如何在R中将性别列的值更改为数值?

时间:2019-10-17 19:52:32

标签: r data.table

我有一个带有“性别”列的数据框,但不幸的是,“性别”列中填充了自由文本,例如:male, female, m, f, Male, Female, Demiguy, none, Trans, Cisgender, non-binary, She/her/they/them, Other, Cis, SWM, NB, Genderfluid, Nonbinary/femme等。

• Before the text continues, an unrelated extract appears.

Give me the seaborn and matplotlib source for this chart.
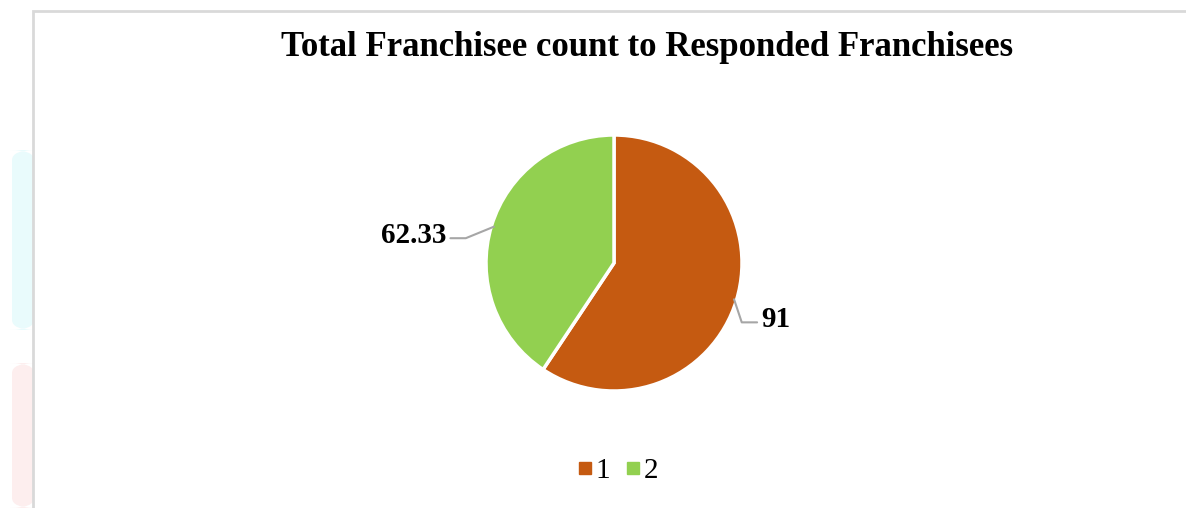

我想将这些值更正为male=0female=1other=2

我尝试了几种data.table方法,但无法弄清楚。

2 个答案:

答案 0 :(得分:1)

您可能必须做这样的事情。自由文本是一种痛苦。

library(dplyr)
male_terms <- c("Male","male","man","Man","m")
female_terms <- c("Female","female","woman","Woman","f")
x <- x %>%
    mutate(gender_bin = if_else(gender %in% male_terms,0,
                          if_else(gender %in% female_terms,1,2)))

答案 1 :(得分:0)

也许您可以尝试进行调整:

DT[, GENDER := 2]
DT[toupper(X) %chin% c("M","MAN","BOY") | grepl("male", X, ignore.case=TRUE), GENDER := 0]
DT[toupper(X) %chin% c("F","WOMAN","GIRL") | grepl("female", X, ignore.case=TRUE), GENDER :=1]

数据:

library(data.table)
DT <- data.table(X=c("Malel","male","female","m","f","Male","Female","Demiguy",
    "none","Trans","Cisgender","non-binary","She/her/they/them","Other","Cis",
    "SWM","NB","Genderfluid","Nonbinary/femme"))